A New York Times article today lauds competition as the answer to our “lack of Internet neutrality” woes. This competition does nothing to ensure that the people who currently lack access to the Internet, all of those on the other side of the digital divide who do not have the luxury of even reading a blog, or the ability of gaining access to the day’s news, something that has become exceedingly difficult due to the shuttering of community newspapers, will be ensured access. These Internet issues do not exist in a vacuum.
In April 2008, while sitting at the Federal Communications Commission hearing on network neutrality at Stanford University, the seats may not have been filled that time with fillers sent by Comcast, but it was apparent that the FCC lacked the wherewithal to take a stand, whatever that may be, on the critical issues underlying content discrimination practices.
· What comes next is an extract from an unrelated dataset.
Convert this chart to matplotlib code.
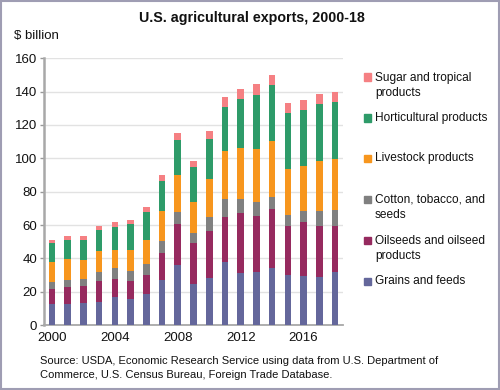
import matplotlib
matplotlib.use("Agg")
import matplotlib.pyplot as plt
from matplotlib.patches import Rectangle
import numpy as np

plt.rcParams['font.family'] = ['Liberation Sans', 'DejaVu Sans']

years = list(range(2000, 2019))
grains = [12.8, 12.8, 13.4, 14.2, 16.8, 15.8, 18.5, 27.2, 36.0, 24.8, 28.4, 37.8, 31.1, 31.7, 34.1, 30.1, 29.3, 28.7, 31.9]
oilseeds = [9.0, 10.2, 10.4, 12.4, 11.2, 10.8, 11.8, 16.2, 24.6, 24.6, 28.0, 26.8, 35.9, 33.6, 35.6, 29.2, 32.6, 31.0, 27.8]
cotton = [4.2, 4.0, 4.0, 5.4, 6.0, 5.8, 6.6, 6.8, 7.4, 5.8, 8.4, 11.0, 8.7, 8.3, 7.1, 6.8, 6.6, 8.8, 9.4]
livestock = [11.8, 12.8, 11.4, 12.4, 11.0, 12.8, 13.9, 18.0, 22.0, 18.4, 23.0, 28.6, 30.2, 32.2, 33.8, 27.5, 26.9, 29.7, 30.5]
horticultural = [11.2, 11.4, 11.6, 12.4, 14.0, 15.4, 17.2, 18.4, 21.0, 21.2, 23.6, 26.5, 29.4, 32.3, 33.1, 33.5, 33.3, 34.3, 34.1]
sugar = [2.2, 2.4, 2.4, 2.6, 2.6, 2.6, 3.0, 3.4, 4.0, 3.8, 4.8, 5.8, 6.2, 6.4, 6.4, 6.0, 6.0, 6.0, 6.0]

series_names = ["Grains and feeds", "Oilseeds and oilseed\nproducts", "Cotton, tobacco, and\nseeds",
                "Livestock products", "Horticultural products", "Sugar and tropical\nproducts"]
series_values = [grains, oilseeds, cotton, livestock, horticultural, sugar]
colors = ["#64679b", "#962a5f", "#808080", "#f7961e", "#2e9b69", "#f58083"]

yticks = list(range(0, 161, 20))
xtick_years = [2000, 2004, 2008, 2012, 2016]

fig = plt.figure(figsize=(5.0, 3.9), dpi=100)
ax = fig.add_axes([0.088, 0.166, 0.598, 0.685])

bottom = np.zeros(len(years))
for vals, c in zip(series_values, colors):
    ax.bar(years, vals, bottom=bottom, width=0.42, color=c, edgecolor='none', zorder=3)
    bottom += np.array(vals)

ax.set_xlim(1999.49, 2018.51)
ax.set_ylim(0, 160)
ax.set_yticks(yticks)
ax.set_xticks(xtick_years)
ax.tick_params(axis='y', length=3, width=1, color='#999999', labelsize=9.5, pad=2, labelcolor='#111111')
ax.tick_params(axis='x', length=0, labelsize=9.5, pad=5, labelcolor='#111111')
ax.grid(axis='y', color='#e2e2e2', lw=1, zorder=0)
for s in ['top', 'right']:
    ax.spines[s].set_visible(False)
ax.spines['left'].set_color('#a8a8a8')
ax.spines['left'].set_linewidth(1.8)
ax.spines['bottom'].set_color('#a8a8a8')
ax.spines['bottom'].set_linewidth(1.3)

fig.text(0.503, 0.955, "U.S. agricultural exports, 2000-18", ha='center', va='center',
         fontsize=10.3, fontweight='bold', color='#111111')
fig.text(0.028, 0.907, "$ billion", ha='left', va='center', fontsize=9.5, color='#111111')

# legend, drawn top to bottom
leg_y = [77, 118, 158, 199, 240, 281]
for i, (name, c) in enumerate(zip(series_names[::-1], colors[::-1])):
    ypx = leg_y[i]
    fig.patches.append(Rectangle((364 / 500, 1 - (ypx + 3.5) / 390), 7 / 500, 7 / 390,
                                 transform=fig.transFigure, color=c, figure=fig))
    fig.text(375 / 500, 1 - (ypx - 5.5) / 390, name, ha='left', va='top', fontsize=8.6,
             color='#111111', linespacing=1.42)

fig.text(40 / 500, 1 - 356 / 390,
         "Source: USDA, Economic Research Service using data from U.S. Department of\n"
         "Commerce, U.S. Census Bureau, Foreign Trade Database.",
         ha='left', va='top', fontsize=8.0, color='#111111', linespacing=1.45)

fig.patches.append(Rectangle((0.002, 0.003), 0.996, 0.994, transform=fig.transFigure,
                             fill=False, edgecolor='#9f9db3', lw=1.5, figure=fig))

fig.savefig("out.png", dpi=100)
Today’s solution proffered, and even accepted by many, is that corporate regulation will do. While we may feel comfort in the shiny veneers of corporate social responsibility measures, self-regulation in many instances has proven itself to be a failed experiment. This piece has no space for the laundry list of failed self-regulatory attempts. With the money that stands to be made from a pay-for-play tiered Internet access scheme, it is doubtful these companies can be relied upon to pave the way for freedom.
Cats have nine lives, but their videos may not. Beyond the silliness of much Internet content, there lies the path for speech and expression, the cornerstones of freedom. You may not want to throw your political confidence in our elected officials and regulatory bodies, but our freedom, as well as basic human rights for those abroad, will not be found in the pocketbooks of Google and Verizon.